● INFORMATION PROVIDED

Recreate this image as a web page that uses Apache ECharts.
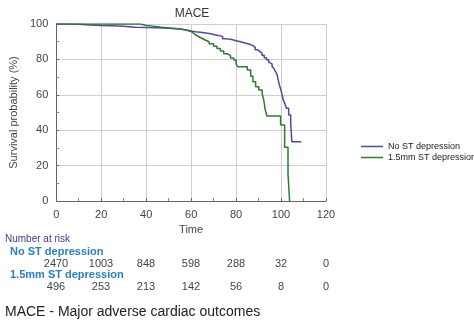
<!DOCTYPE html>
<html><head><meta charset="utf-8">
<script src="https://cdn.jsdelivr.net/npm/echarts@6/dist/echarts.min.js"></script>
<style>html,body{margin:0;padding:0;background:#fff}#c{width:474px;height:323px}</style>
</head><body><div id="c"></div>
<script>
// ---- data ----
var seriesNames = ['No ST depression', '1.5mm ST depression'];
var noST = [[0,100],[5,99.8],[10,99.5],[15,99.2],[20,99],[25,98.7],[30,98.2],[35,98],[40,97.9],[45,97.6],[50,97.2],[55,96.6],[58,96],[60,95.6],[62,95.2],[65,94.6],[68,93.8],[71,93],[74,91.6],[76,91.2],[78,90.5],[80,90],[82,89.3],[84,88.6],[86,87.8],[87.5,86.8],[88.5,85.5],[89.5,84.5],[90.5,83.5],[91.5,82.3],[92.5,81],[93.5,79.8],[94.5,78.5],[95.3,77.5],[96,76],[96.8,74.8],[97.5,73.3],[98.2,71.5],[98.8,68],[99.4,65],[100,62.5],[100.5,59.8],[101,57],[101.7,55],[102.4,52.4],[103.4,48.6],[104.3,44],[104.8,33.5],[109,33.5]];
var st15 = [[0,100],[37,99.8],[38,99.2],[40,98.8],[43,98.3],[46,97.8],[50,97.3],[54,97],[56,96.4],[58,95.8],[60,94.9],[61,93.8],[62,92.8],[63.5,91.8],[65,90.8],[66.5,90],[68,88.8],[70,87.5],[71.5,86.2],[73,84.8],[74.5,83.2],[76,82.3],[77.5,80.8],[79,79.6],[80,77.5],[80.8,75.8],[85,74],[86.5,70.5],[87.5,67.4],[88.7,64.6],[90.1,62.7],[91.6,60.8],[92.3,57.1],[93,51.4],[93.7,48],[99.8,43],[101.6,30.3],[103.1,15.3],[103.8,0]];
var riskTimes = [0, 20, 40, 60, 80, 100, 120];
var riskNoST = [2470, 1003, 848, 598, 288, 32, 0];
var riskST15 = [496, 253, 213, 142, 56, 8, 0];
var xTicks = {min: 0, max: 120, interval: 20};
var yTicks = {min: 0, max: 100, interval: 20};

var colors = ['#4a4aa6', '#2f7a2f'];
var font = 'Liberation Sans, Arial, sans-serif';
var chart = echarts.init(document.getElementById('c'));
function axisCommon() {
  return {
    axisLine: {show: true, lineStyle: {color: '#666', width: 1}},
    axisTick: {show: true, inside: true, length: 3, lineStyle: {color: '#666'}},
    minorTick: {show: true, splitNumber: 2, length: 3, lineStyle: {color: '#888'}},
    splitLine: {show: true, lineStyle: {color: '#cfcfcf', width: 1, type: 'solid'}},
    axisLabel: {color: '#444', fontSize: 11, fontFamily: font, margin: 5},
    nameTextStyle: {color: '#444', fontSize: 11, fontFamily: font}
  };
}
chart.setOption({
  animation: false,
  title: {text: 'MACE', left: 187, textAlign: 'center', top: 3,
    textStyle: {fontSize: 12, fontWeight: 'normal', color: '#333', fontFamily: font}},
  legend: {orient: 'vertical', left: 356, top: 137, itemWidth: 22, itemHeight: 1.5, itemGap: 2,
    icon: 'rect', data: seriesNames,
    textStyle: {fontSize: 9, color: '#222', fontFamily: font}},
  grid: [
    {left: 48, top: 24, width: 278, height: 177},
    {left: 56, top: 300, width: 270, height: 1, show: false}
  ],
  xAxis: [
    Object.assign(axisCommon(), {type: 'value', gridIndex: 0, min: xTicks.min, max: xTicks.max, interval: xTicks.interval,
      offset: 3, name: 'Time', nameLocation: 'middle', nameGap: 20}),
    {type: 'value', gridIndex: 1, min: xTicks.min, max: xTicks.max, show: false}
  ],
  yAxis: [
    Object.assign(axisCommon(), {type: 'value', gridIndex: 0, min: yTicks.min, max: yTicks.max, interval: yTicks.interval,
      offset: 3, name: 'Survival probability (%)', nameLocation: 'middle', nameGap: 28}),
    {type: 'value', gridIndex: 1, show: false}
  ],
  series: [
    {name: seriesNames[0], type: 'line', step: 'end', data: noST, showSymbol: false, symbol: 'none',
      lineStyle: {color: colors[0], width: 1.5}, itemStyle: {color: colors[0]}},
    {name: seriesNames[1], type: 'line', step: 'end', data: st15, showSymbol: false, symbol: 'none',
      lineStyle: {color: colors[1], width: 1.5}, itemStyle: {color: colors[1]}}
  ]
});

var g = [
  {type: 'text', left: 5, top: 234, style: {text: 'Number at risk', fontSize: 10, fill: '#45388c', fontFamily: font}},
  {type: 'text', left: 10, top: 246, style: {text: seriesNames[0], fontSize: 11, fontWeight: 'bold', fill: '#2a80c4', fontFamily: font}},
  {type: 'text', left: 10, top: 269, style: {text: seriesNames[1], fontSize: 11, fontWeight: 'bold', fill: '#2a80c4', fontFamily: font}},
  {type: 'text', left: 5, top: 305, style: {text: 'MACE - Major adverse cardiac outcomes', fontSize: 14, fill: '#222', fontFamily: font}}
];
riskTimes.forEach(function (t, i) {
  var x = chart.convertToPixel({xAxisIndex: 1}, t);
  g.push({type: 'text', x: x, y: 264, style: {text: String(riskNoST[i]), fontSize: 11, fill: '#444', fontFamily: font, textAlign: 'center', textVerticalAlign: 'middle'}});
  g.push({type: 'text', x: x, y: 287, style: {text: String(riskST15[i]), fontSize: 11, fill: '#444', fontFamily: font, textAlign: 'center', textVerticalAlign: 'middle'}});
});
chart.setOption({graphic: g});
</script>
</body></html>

● AIM
All of the lines above should be printed exactly, minus the pictures.

● OUTPUT FOR THIS TASK
Recreate this image as a web page that uses Apache ECharts.
<!DOCTYPE html>
<html><head><meta charset="utf-8">
<script src="https://cdn.jsdelivr.net/npm/echarts@6/dist/echarts.min.js"></script>
<style>html,body{margin:0;padding:0;background:#fff}#c{width:474px;height:323px}</style>
</head><body><div id="c"></div>
<script>
// ---- data ----
var seriesNames = ['No ST depression', '1.5mm ST depression'];
var noST = [[0,100],[5,99.8],[10,99.5],[15,99.2],[20,99],[25,98.7],[30,98.2],[35,98],[40,97.9],[45,97.6],[50,97.2],[55,96.6],[58,96],[60,95.6],[62,95.2],[65,94.6],[68,93.8],[71,93],[74,91.6],[76,91.2],[78,90.5],[80,90],[82,89.3],[84,88.6],[86,87.8],[87.5,86.8],[88.5,85.5],[89.5,84.5],[90.5,83.5],[91.5,82.3],[92.5,81],[93.5,79.8],[94.5,78.5],[95.3,77.5],[96,76],[96.8,74.8],[97.5,73.3],[98.2,71.5],[98.8,68],[99.4,65],[100,62.5],[100.5,59.8],[101,57],[101.7,55],[102.4,52.4],[103.4,48.6],[104.3,44],[104.8,33.5],[109,33.5]];
var st15 = [[0,100],[37,99.8],[38,99.2],[40,98.8],[43,98.3],[46,97.8],[50,97.3],[54,97],[56,96.4],[58,95.8],[60,94.9],[61,93.8],[62,92.8],[63.5,91.8],[65,90.8],[66.5,90],[68,88.8],[70,87.5],[71.5,86.2],[73,84.8],[74.5,83.2],[76,82.3],[77.5,80.8],[79,79.6],[80,77.5],[80.8,75.8],[85,74],[86.5,70.5],[87.5,67.4],[88.7,64.6],[90.1,62.7],[91.6,60.8],[92.3,57.1],[93,51.4],[93.7,48],[99.8,43],[101.6,30.3],[103.1,15.3],[103.8,0]];
var riskTimes = [0, 20, 40, 60, 80, 100, 120];
var riskNoST = [2470, 1003, 848, 598, 288, 32, 0];
var riskST15 = [496, 253, 213, 142, 56, 8, 0];
var xTicks = {min: 0, max: 120, interval: 20};
var yTicks = {min: 0, max: 100, interval: 20};

var colors = ['#4a4aa6', '#2f7a2f'];
var font = 'Liberation Sans, Arial, sans-serif';
var chart = echarts.init(document.getElementById('c'));
function axisCommon() {
  return {
    axisLine: {show: true, lineStyle: {color: '#666', width: 1}},
    axisTick: {show: true, inside: true, length: 3, lineStyle: {color: '#666'}},
    minorTick: {show: true, splitNumber: 2, length: 3, lineStyle: {color: '#888'}},
    splitLine: {show: true, lineStyle: {color: '#cfcfcf', width: 1, type: 'solid'}},
    axisLabel: {color: '#444', fontSize: 11, fontFamily: font, margin: 5},
    nameTextStyle: {color: '#444', fontSize: 11, fontFamily: font}
  };
}
chart.setOption({
  animation: false,
  title: {text: 'MACE', left: 187, textAlign: 'center', top: 3,
    textStyle: {fontSize: 12, fontWeight: 'normal', color: '#333', fontFamily: font}},
  legend: {orient: 'vertical', left: 356, top: 137, itemWidth: 22, itemHeight: 1.5, itemGap: 2,
    icon: 'rect', data: seriesNames,
    textStyle: {fontSize: 9, color: '#222', fontFamily: font}},
  grid: [
    {left: 48, top: 24, width: 278, height: 177},
    {left: 56, top: 300, width: 270, height: 1, show: false}
  ],
  xAxis: [
    Object.assign(axisCommon(), {type: 'value', gridIndex: 0, min: xTicks.min, max: xTicks.max, interval: xTicks.interval,
      offset: 3, name: 'Time', nameLocation: 'middle', nameGap: 20}),
    {type: 'value', gridIndex: 1, min: xTicks.min, max: xTicks.max, show: false}
  ],
  yAxis: [
    Object.assign(axisCommon(), {type: 'value', gridIndex: 0, min: yTicks.min, max: yTicks.max, interval: yTicks.interval,
      offset: 3, name: 'Survival probability (%)', nameLocation: 'middle', nameGap: 28}),
    {type: 'value', gridIndex: 1, show: false}
  ],
  series: [
    {name: seriesNames[0], type: 'line', step: 'end', data: noST, showSymbol: false, symbol: 'none',
      lineStyle: {color: colors[0], width: 1.5}, itemStyle: {color: colors[0]}},
    {name: seriesNames[1], type: 'line', step: 'end', data: st15, showSymbol: false, symbol: 'none',
      lineStyle: {color: colors[1], width: 1.5}, itemStyle: {color: colors[1]}}
  ]
});

var g = [
  {type: 'text', left: 5, top: 234, style: {text: 'Number at risk', fontSize: 10, fill: '#45388c', fontFamily: font}},
  {type: 'text', left: 10, top: 246, style: {text: seriesNames[0], fontSize: 11, fontWeight: 'bold', fill: '#2a80c4', fontFamily: font}},
  {type: 'text', left: 10, top: 269, style: {text: seriesNames[1], fontSize: 11, fontWeight: 'bold', fill: '#2a80c4', fontFamily: font}},
  {type: 'text', left: 5, top: 305, style: {text: 'MACE - Major adverse cardiac outcomes', fontSize: 14, fill: '#222', fontFamily: font}}
];
riskTimes.forEach(function (t, i) {
  var x = chart.convertToPixel({xAxisIndex: 1}, t);
  g.push({type: 'text', x: x, y: 264, style: {text: String(riskNoST[i]), fontSize: 11, fill: '#444', fontFamily: font, textAlign: 'center', textVerticalAlign: 'middle'}});
  g.push({type: 'text', x: x, y: 287, style: {text: String(riskST15[i]), fontSize: 11, fill: '#444', fontFamily: font, textAlign: 'center', textVerticalAlign: 'middle'}});
});
chart.setOption({graphic: g});
</script>
</body></html>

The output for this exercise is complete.